> _What you should do_: Here are some records; copy every line that holds the word "this".

> _Data for processing_:
• • • • •

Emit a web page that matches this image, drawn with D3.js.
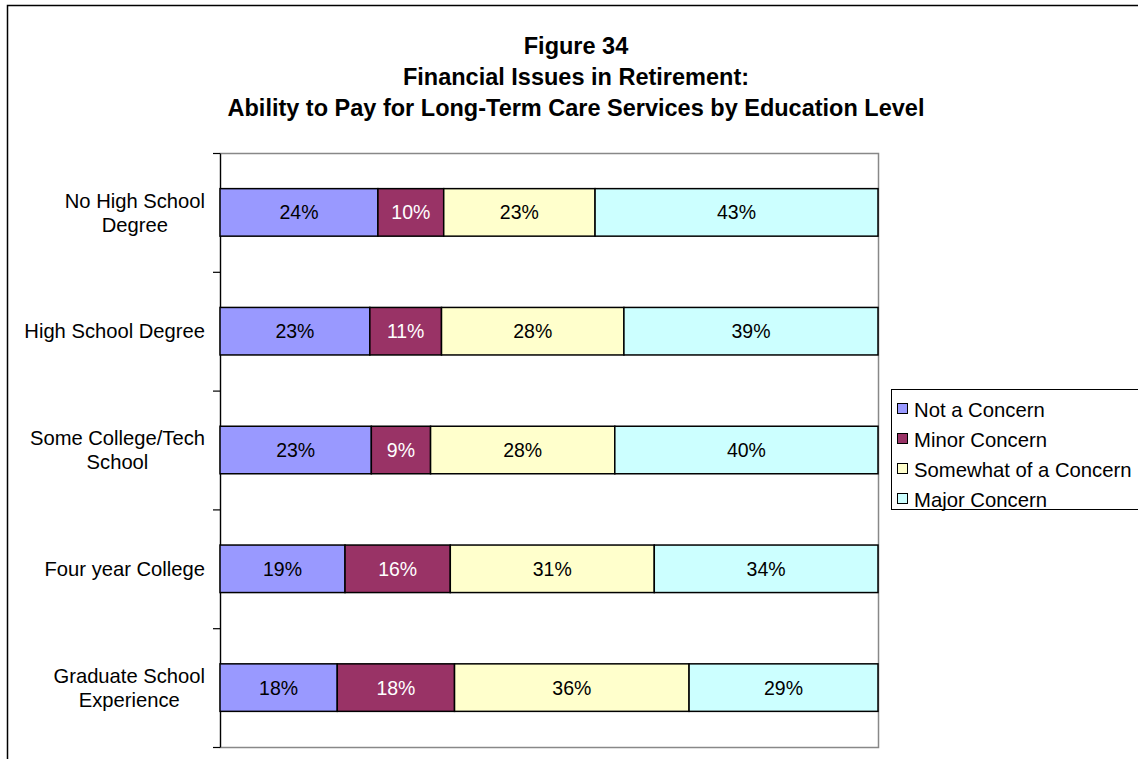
<!DOCTYPE html>
<html>
<head>
<meta charset="utf-8">
<script src="https://cdn.jsdelivr.net/npm/d3@7"></script>
<style>
  html, body { margin: 0; padding: 0; background: #fff; }
  svg { display: block; font-family: "Liberation Sans", Arial, sans-serif; }
</style>
</head>
<body>
<svg id="chart" width="1138" height="759"></svg>
<script>
// Education levels (top to bottom) and each label's lines
const categories = ["No High School Degree", "High School Degree", "Some College/Tech School", "Four year College", "Graduate School Experience"];
const categoryLines = [["No High School", "Degree"], ["High School Degree"], ["Some College/Tech", "School"], ["Four year College"], ["Graduate School", "Experience"]];

// Level of concern series and their shares (%)
const seriesNames = ["Not a Concern", "Minor Concern", "Somewhat of a Concern", "Major Concern"];
const notConcern = [24, 23, 23, 19, 18];
const minorConcern = [10, 11, 9, 16, 18];
const somewhatConcern = [23, 28, 28, 31, 36];
const majorConcern = [43, 39, 40, 34, 29];
const seriesColors = ["#9999FF", "#993366", "#FFFFCC", "#CCFFFF"];
const labelColors = ["#000", "#fff", "#000", "#000"];

const titleLines = ["Figure 34", "Financial Issues in Retirement:", "Ability to Pay for Long-Term Care Services by Education Level"];

const rows = categories.map((c, i) => ({
  category: c,
  "Not a Concern": notConcern[i],
  "Minor Concern": minorConcern[i],
  "Somewhat of a Concern": somewhatConcern[i],
  "Major Concern": majorConcern[i]
}));

const svg = d3.select("#chart");

// Outer chart frame
svg.append("rect")
  .attr("x", 7.5).attr("y", 5.5)
  .attr("width", 1200).attr("height", 800)
  .attr("fill", "none").attr("stroke", "#000").attr("stroke-width", 1.5);

// Title
svg.append("g").selectAll("text").data(titleLines).join("text")
  .attr("x", 576)
  .attr("y", (d, i) => 54 + i * 31)
  .attr("text-anchor", "middle")
  .attr("font-size", 23.5)
  .attr("font-weight", "bold")
  .text(d => d);

const plot = { left: 220, right: 878, top: 153, bottom: 747 };

const x = d3.scaleLinear().domain([0, 1]).range([plot.left, plot.right]);
const y = d3.scaleBand().domain(categories).range([plot.top, plot.bottom])
  .paddingInner(0.6).paddingOuter(0.3);

// Plot area border (grey)
svg.append("rect")
  .attr("x", plot.left + 0.5).attr("y", plot.top + 0.5)
  .attr("width", plot.right - plot.left).attr("height", plot.bottom - plot.top)
  .attr("fill", "none").attr("stroke", "#888").attr("stroke-width", 1.5);

// Category axis with ticks between bands
const tickScale = d3.scaleLinear().domain([0, categories.length]).range([plot.top, plot.bottom]);
const yAxis = svg.append("g")
  .attr("transform", `translate(${plot.left},0)`)
  .call(d3.axisLeft(tickScale).tickValues(d3.range(categories.length + 1)).tickFormat("").tickSize(7).tickSizeOuter(0));
yAxis.selectAll("path, line").attr("stroke", "#000").attr("stroke-width", 1.2);

// Stacked 100% bars
const stack = d3.stack().keys(seriesNames).offset(d3.stackOffsetExpand);
const layers = stack(rows);

const layerG = svg.append("g").selectAll("g").data(layers).join("g")
  .attr("fill", (d, i) => seriesColors[i]);

layerG.selectAll("rect").data(d => d).join("rect")
  .attr("x", d => x(d[0]))
  .attr("y", d => y(d.data.category))
  .attr("width", d => x(d[1]) - x(d[0]))
  .attr("height", y.bandwidth())
  .attr("stroke", "#000")
  .attr("stroke-width", 1.5);

// Value labels
layers.forEach((layer, si) => {
  svg.append("g").selectAll("text").data(layer).join("text")
    .attr("x", d => (x(d[0]) + x(d[1])) / 2)
    .attr("y", d => y(d.data.category) + y.bandwidth() / 2)
    .attr("dy", "0.36em")
    .attr("text-anchor", "middle")
    .attr("font-size", 19.5)
    .attr("fill", labelColors[si])
    .text(d => d.data[layer.key] + "%");
});

// Category labels, lines centred within a right-aligned block
const labelRight = 205;
const lineH = 24;
categories.forEach((c, i) => {
  const lines = categoryLines[i];
  const g = svg.append("g");
  const cy = y(c) + y.bandwidth() / 2;
  const texts = g.selectAll("text").data(lines).join("text")
    .attr("font-size", 20.2)
    .attr("dy", "0.36em")
    .attr("y", (d, j) => cy + (j - (lines.length - 1) / 2) * lineH)
    .text(d => d);
  const widths = texts.nodes().map(n => n.getComputedTextLength());
  const maxW = d3.max(widths);
  texts.attr("text-anchor", "middle").attr("x", labelRight - maxW / 2);
});

// Legend
const legend = svg.append("g");
legend.append("rect")
  .attr("x", 891.5).attr("y", 389.5)
  .attr("width", 400).attr("height", 120)
  .attr("fill", "#fff").attr("stroke", "#000").attr("stroke-width", 1);
const items = legend.selectAll("g").data(seriesNames).join("g")
  .attr("transform", (d, i) => `translate(0, ${417 + i * 30})`);
items.append("rect")
  .attr("x", 897.5).attr("y", -13.5)
  .attr("width", 10).attr("height", 10)
  .attr("fill", (d, i) => seriesColors[i])
  .attr("stroke", "#000").attr("stroke-width", 1);
items.append("text")
  .attr("x", 914).attr("y", 0)
  .attr("font-size", 20.3)
  .text(d => d);
</script>
</body>
</html>
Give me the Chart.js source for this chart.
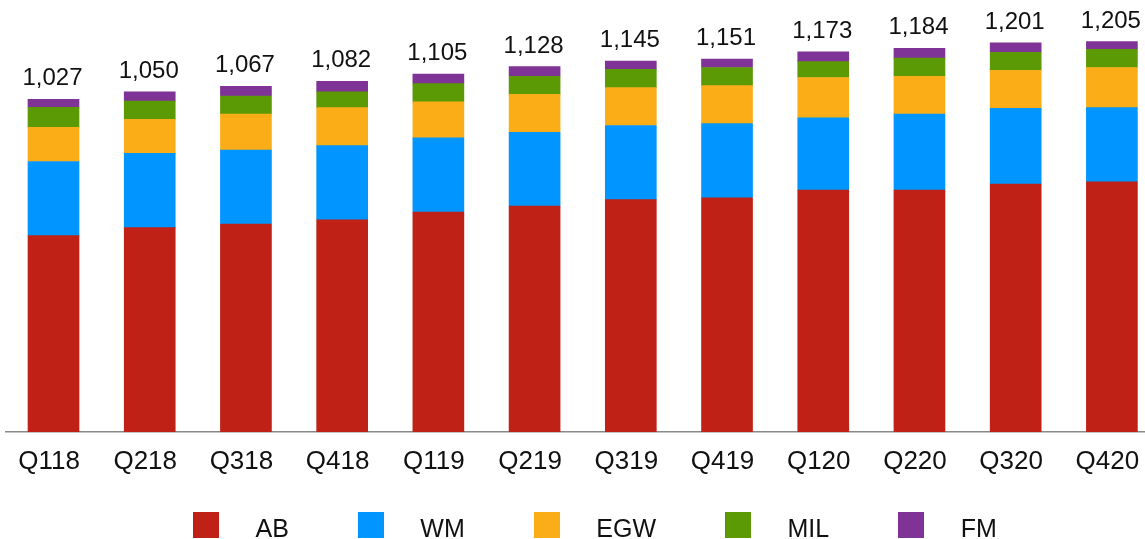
<!DOCTYPE html>
<html>
<head>
<meta charset="utf-8">
<title>Quarterly volume by segment</title>
<script src="https://cdn.jsdelivr.net/npm/chart.js@4.4.1/dist/chart.umd.min.js"></script>
<style>
  html, body { margin: 0; padding: 0; background: #fff; }
  body { width: 1145px; height: 539px; overflow: hidden; position: relative; font-family: "Liberation Sans", Arial, sans-serif; }
  #wrap { position: absolute; left: 0; top: 0; width: 1160px; height: 539px; }
  #legend { position: absolute; left: 193px; top: 512px; display: flex; align-items: flex-start; }
  .item { display: flex; align-items: flex-start; margin-right: 69px; }
  .item:last-child { margin-right: 0; }
  .swatch { width: 26px; height: 26px; margin-right: 36.5px; }
  .label { font-size: 25px; line-height: 25px; margin-top: 4px; color: #111; white-space: nowrap; }
</style>
</head>
<body>
<div id="wrap"><canvas id="chart"></canvas></div>
<div id="legend"></div>
<script>
const quarters = ['Q118', 'Q218', 'Q318', 'Q418', 'Q119', 'Q219', 'Q319', 'Q419', 'Q120', 'Q220', 'Q320', 'Q420'];
const ab  = [606, 631, 642, 655, 679, 697, 717, 723, 747, 747, 765, 772];
const wm  = [229, 229, 228, 229, 229, 228, 229, 229, 223, 234, 234, 229];
const egw = [105, 105, 111, 117, 111, 117, 117, 117, 124, 117, 117, 124];
const mil = [62, 56, 56, 49, 56, 56, 56, 56, 49, 56, 56, 56];
const fm  = [25, 29, 30, 32, 30, 30, 26, 26, 30, 30, 29, 24];

const segments = [
  { label: 'AB',  data: ab,  color: '#BF2116' },
  { label: 'WM',  data: wm,  color: '#0095FF' },
  { label: 'EGW', data: egw, color: '#FBAD18' },
  { label: 'MIL', data: mil, color: '#5B9A05' },
  { label: 'FM',  data: fm,  color: '#7F3397' }
];

const totals = quarters.map((_, i) => segments.reduce((sum, s) => sum + s.data[i], 0));
const FONT = '"Liberation Sans", Arial, sans-serif';

// write the stack total above each column
const stackTotals = {
  id: 'stackTotals',
  afterDatasetsDraw(chart) {
    const ctx = chart.ctx;
    const topMeta = chart.getDatasetMeta(chart.data.datasets.length - 1);
    ctx.save();
    ctx.font = '24px ' + FONT;
    ctx.fillStyle = '#111';
    ctx.textAlign = 'center';
    ctx.textBaseline = 'alphabetic';
    topMeta.data.forEach((bar, i) => {
      ctx.fillText(totals[i].toLocaleString('en-US'), bar.x - 1, bar.y - 14);
    });
    ctx.restore();
  }
};

const chart = new Chart(document.getElementById('chart'), {
  type: 'bar',
  data: {
    labels: quarters,
    datasets: segments.map(s => ({
      label: s.label,
      data: s.data,
      backgroundColor: s.color,
      borderWidth: 0,
      barThickness: 51
    }))
  },
  options: {
    responsive: true,
    maintainAspectRatio: false,
    animation: false,
    layout: { padding: { top: 10.8, left: 5.4, right: 0, bottom: 47 } },
    plugins: {
      legend: { display: false },
      tooltip: { enabled: false }
    },
    scales: {
      x: {
        stacked: true,
        grid: { display: false, drawTicks: false },
        border: { display: true, color: '#8a8a8a', width: 1.5 },
        ticks: {
          color: '#111',
          font: { family: FONT, size: 26 },
          padding: 14,
          labelOffset: -4.5,
          maxRotation: 0,
          autoSkip: false
        },
        afterFit: scale => { scale.height = 60; }
      },
      y: {
        stacked: true,
        display: false,
        min: 0,
        max: 1300
      }
    }
  },
  plugins: [stackTotals]
});

// legend row under the axis
const legend = document.getElementById('legend');
segments.forEach(s => {
  const item = document.createElement('div');
  item.className = 'item';
  const sw = document.createElement('div');
  sw.className = 'swatch';
  sw.style.background = s.color;
  const txt = document.createElement('span');
  txt.className = 'label';
  txt.textContent = s.label;
  item.appendChild(sw);
  item.appendChild(txt);
  legend.appendChild(item);
});
</script>
</body>
</html>
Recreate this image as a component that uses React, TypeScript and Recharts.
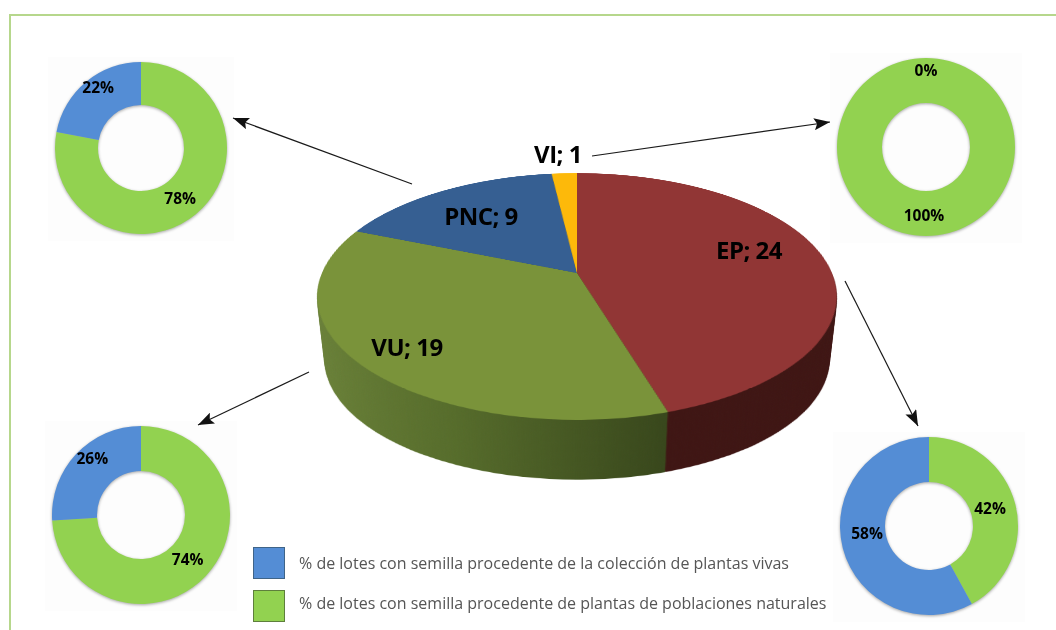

• • • • •

> _Response_:
Emit a web page that matches this image, drawn with D3.js.
Give me the Chart.js source for this chart.
Recreate this image as a component that uses React, TypeScript and Recharts.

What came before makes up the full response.